Director Cordray identified three main reasons why the CFPB believes it is important to expand the Database to include narratives.

First, Director Cordray suggested that narratives provide additional information that is critical for fully understanding a complaint. “Narrative descriptions,” remarked Director Cordray, “contain the heart and soul of the complaint,” providing “vital information about why the consumer believes she was harmed.”

Second, Director Cordray suggested that narratives will assist those who use the Database in spotting trends. The additional, more specific information contained in a narrative can help industry and policymakers alike identify problems that may need to be addressed. Such information may not be reflected in the broad categories of information currently reflected as part of the Database.
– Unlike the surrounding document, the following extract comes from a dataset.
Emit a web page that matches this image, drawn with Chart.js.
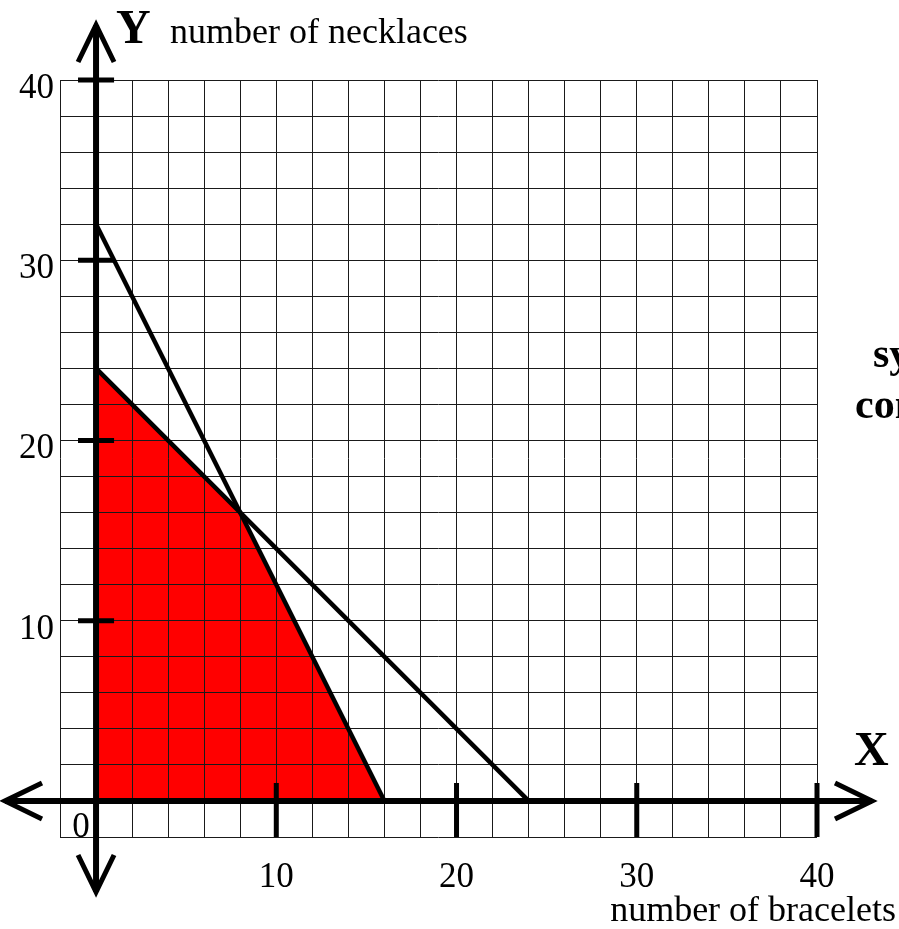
<!DOCTYPE html>
<html>
<head>
<meta charset="utf-8">
<script src="https://cdn.jsdelivr.net/npm/chart.js@4/dist/chart.umd.min.js"></script>
<style>
  html, body { margin: 0; padding: 0; background: #fff; }
  #wrap { width: 899px; height: 929px; }
</style>
</head>
<body>
<div id="wrap"><canvas id="c" width="899" height="929"></canvas></div>
<script>
// ---- data ----
const constraintA = [{x: 0, y: 32}, {x: 16, y: 0}];   // 2x + y = 32
const constraintB = [{x: 0, y: 24}, {x: 24, y: 0}];   // x + y = 24
const feasibleTop = [{x: 0, y: 24}, {x: 8, y: 16}, {x: 16, y: 0}];
const xTickValues = [10, 20, 30, 40];
const yTickValues = [10, 20, 30, 40];
const xTitle = 'number of bracelets';
const yTitle = 'number of necklaces';
const sideText = ['sy', 'con'];

const SERIF = '"Liberation Serif", "DejaVu Serif", serif';

const axesPlugin = {
  id: 'axesPlugin',
  afterDatasetsDraw(chart) {
    const ctx = chart.ctx;
    const xs = chart.scales.x, ys = chart.scales.y;
    const ca = chart.chartArea;
    const x0 = xs.getPixelForValue(0);
    const y0 = ys.getPixelForValue(0);
    ctx.save();
    ctx.strokeStyle = '#000';
    ctx.lineCap = 'butt';
    // axes
    ctx.lineWidth = 6;
    ctx.beginPath();
    ctx.moveTo(x0, ca.top - 55); ctx.lineTo(x0, ca.bottom + 55);
    ctx.moveTo(ca.left - 55, y0); ctx.lineTo(ca.right + 55, y0);
    ctx.stroke();
    // arrowheads
    ctx.lineWidth = 5;
    ctx.lineJoin = 'miter';
    const L = 37, W = 18;
    ctx.beginPath();
    let t = ca.top - 55;
    ctx.moveTo(x0 - W, t + L); ctx.lineTo(x0, t); ctx.lineTo(x0 + W, t + L);
    t = ca.bottom + 55;
    ctx.moveTo(x0 - W, t - L); ctx.lineTo(x0, t); ctx.lineTo(x0 + W, t - L);
    t = ca.left - 55;
    ctx.moveTo(t + L, y0 - W); ctx.lineTo(t, y0); ctx.lineTo(t + L, y0 + W);
    t = ca.right + 55;
    ctx.moveTo(t - L, y0 - W); ctx.lineTo(t, y0); ctx.lineTo(t - L, y0 + W);
    ctx.stroke();
    // ticks
    ctx.lineWidth = 5;
    ctx.beginPath();
    xTickValues.forEach(v => {
      const px = xs.getPixelForValue(v);
      ctx.moveTo(px, ys.getPixelForValue(1)); ctx.lineTo(px, ys.getPixelForValue(-2));
    });
    yTickValues.forEach(v => {
      const py = ys.getPixelForValue(v);
      ctx.moveTo(xs.getPixelForValue(-1), py); ctx.lineTo(xs.getPixelForValue(1), py);
    });
    ctx.stroke();
    // tick labels
    ctx.fillStyle = '#000';
    ctx.font = '35px ' + SERIF;
    ctx.textBaseline = 'alphabetic';
    ctx.textAlign = 'center';
    xTickValues.forEach(v => {
      ctx.fillText(String(v), xs.getPixelForValue(v), 887);
    });
    ctx.fillText('0', x0 - 15, ys.getPixelForValue(-2));
    ctx.textAlign = 'right';
    yTickValues.forEach(v => {
      ctx.fillText(String(v), 54, ys.getPixelForValue(v) + 18);
    });
    // titles
    ctx.textAlign = 'left';
    ctx.font = 'bold 48px ' + SERIF;
    ctx.fillText('Y', 116, 43);
    ctx.fillText('X', 854, 765);
    ctx.font = '36px ' + SERIF;
    ctx.fillText(yTitle, 170, 43);
    ctx.textAlign = 'right';
    ctx.fillText(xTitle, 896, 921);
    // partially visible side text
    ctx.textAlign = 'left';
    ctx.font = 'bold 42px ' + SERIF;
    ctx.fillText(sideText[0], 873, 367);
    ctx.fillText(sideText[1], 855, 418);
    ctx.restore();
  }
};

new Chart(document.getElementById('c'), {
  type: 'scatter',
  data: {
    datasets: [
      {
        data: feasibleTop,
        showLine: true,
        borderWidth: 0,
        borderColor: 'rgba(0,0,0,0)',
        backgroundColor: '#ff0000',
        fill: 'origin',
        pointRadius: 0
      },
      {
        data: constraintA,
        showLine: true,
        borderColor: '#000',
        borderWidth: 4.5,
        pointRadius: 0,
        fill: false
      },
      {
        data: constraintB,
        showLine: true,
        borderColor: '#000',
        borderWidth: 4.5,
        pointRadius: 0,
        fill: false
      }
    ]
  },
  options: {
    responsive: false,
    animation: false,
    devicePixelRatio: 1,
    layout: { padding: { left: 60, top: 80, right: 82, bottom: 92 } },
    plugins: {
      legend: { display: false },
      tooltip: { enabled: false },
      filler: { drawTime: 'beforeDraw' }
    },
    scales: {
      x: {
        type: 'linear',
        min: -2, max: 40,
        ticks: { display: false, stepSize: 2 },
        grid: { color: '#1a1a1a', lineWidth: 1, drawTicks: false },
        border: { display: false }
      },
      y: {
        type: 'linear',
        min: -2, max: 40,
        ticks: { display: false, stepSize: 2 },
        grid: { color: '#1a1a1a', lineWidth: 1, drawTicks: false },
        border: { display: false }
      }
    }
  },
  plugins: [axesPlugin]
});
</script>
</body>
</html>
Finally, Director Cordray argued that narratives will help consumers make more informed decisions. Drawing a comparison reminiscent of Senator Elizabeth Warren’s well-known toaster analogy, Director Cordray explained that the CFPB wants the Database to function like the Consumer Product Safety Commission website, Safer Products dot gov, or the National Highway Traffic Safety Administration’s website, Safer Car dot gov. which provide consumer narratives in their public complaint databases. Director Cordray suggested that complaint narratives will help empower consumers of financial services with similar information as that provided through these sites, and also encourage businesses to provide better products.
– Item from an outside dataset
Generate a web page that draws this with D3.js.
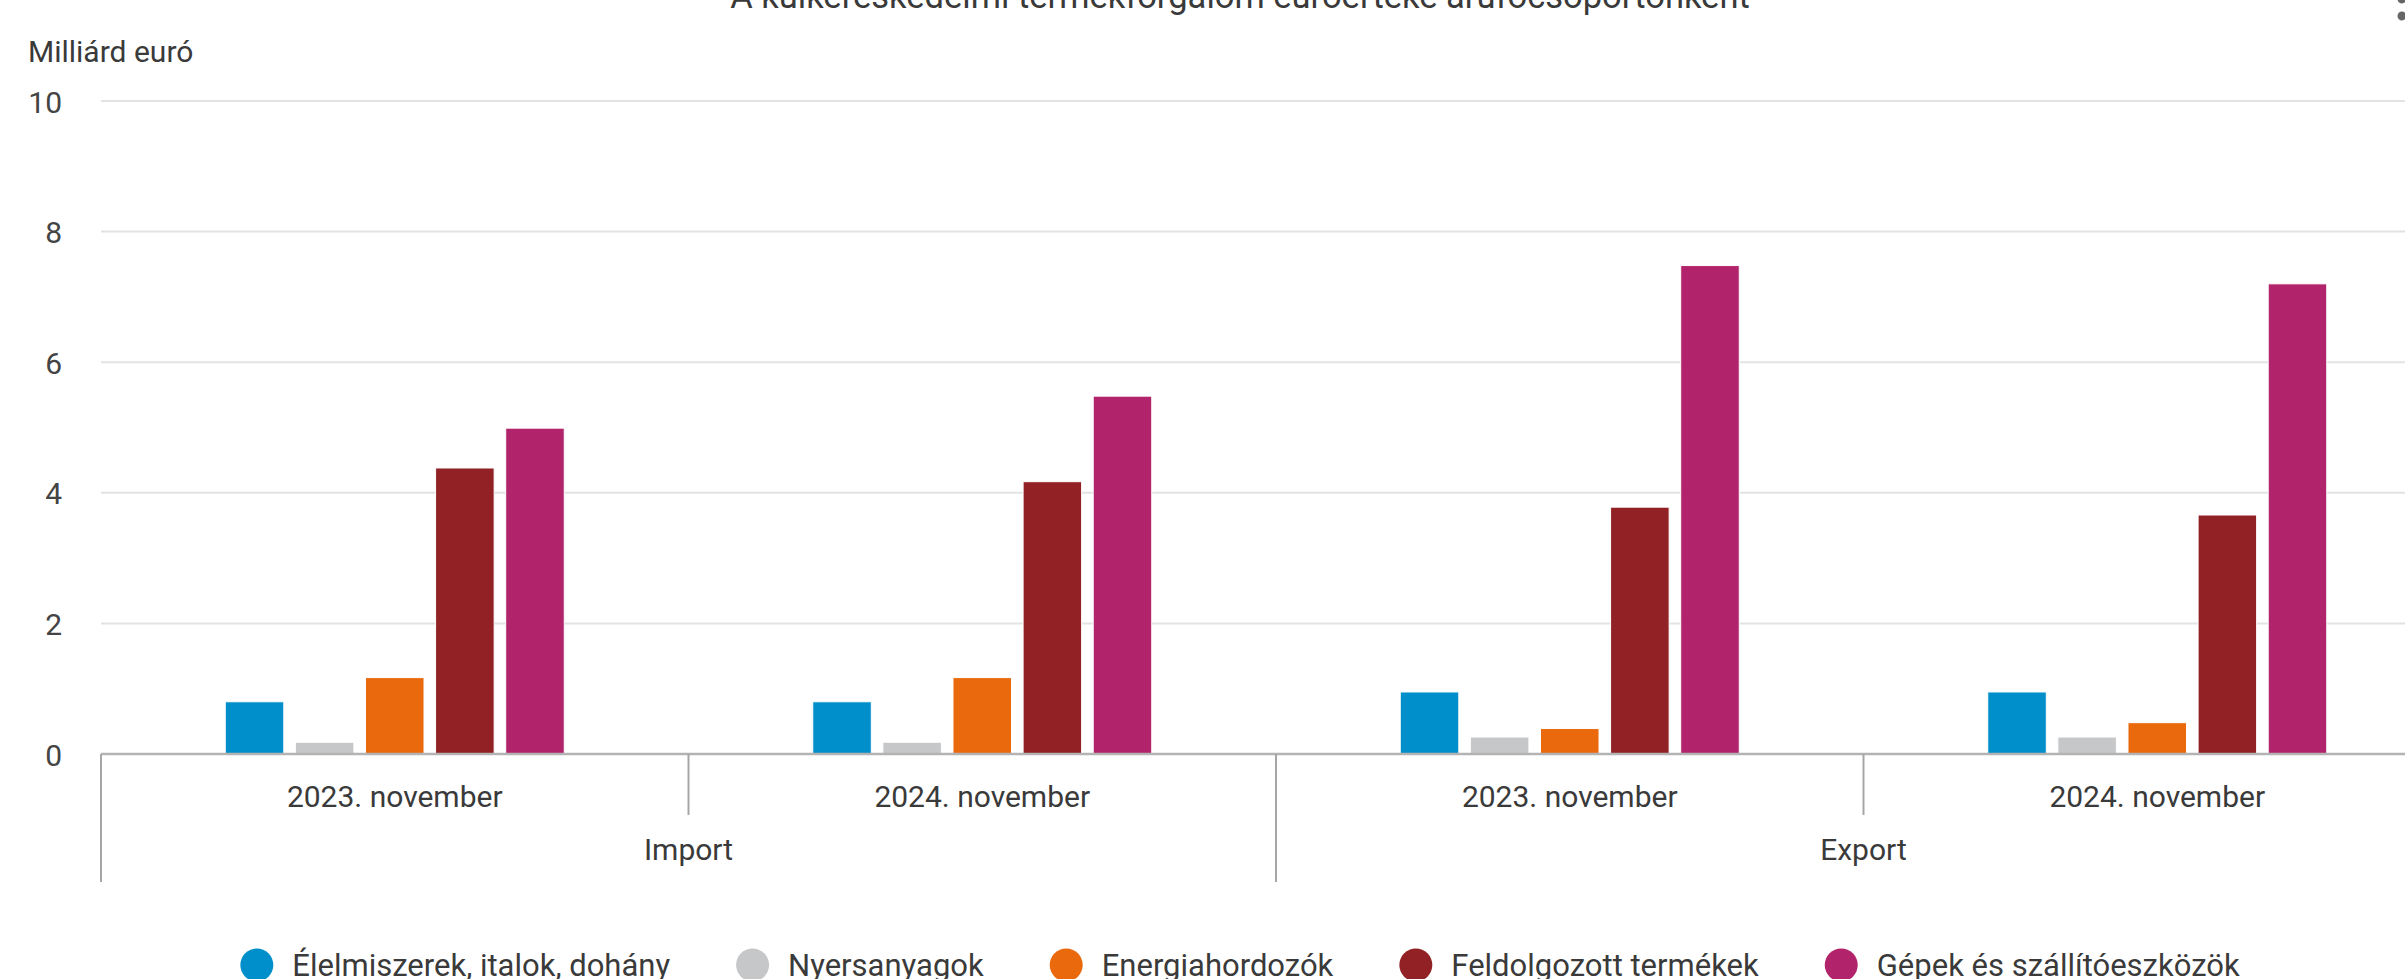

Director Cordray also described the nuts-and-bolts of the proposal itself, including the requirement for consumers to affirmatively opt-in to have their narratives disclosed. In short, Director Cordray explained that by allowing consumers to make their complaint narratives public, the CFPB hopes to encourage more consumers to make complaints and “offer people a megaphone” to tell their stories.

The hearing touched on one of our principal concerns with including complaint narratives. In short, the complaint may not be valid, and yet its narrative may be publicly available before the target business has had an opportunity to investigate. Though the target of the complaint may respond before the narrative is made public, and its response will be included along with the narrative, the target must do so with 15 calendar days. This timeframe is unreasonably short.

One of the panelists, Heather Shull of Western Union, explained that Western Union often needs to interface with consumers more than once to adequately address complaints, in part because the complaint narrative does not contain sufficient information to understand the issue. Complaints made in social media and other public forums suggest that consumers who opt to make their complaint narrative public will provide less detail, which will make it more difficult and time-consuming for institutions to respond.

We remain concerned about the CFPB’s proposal, and have joined with industry in expressing our concerns about it. The El Paso field hearing has further validated those concerns.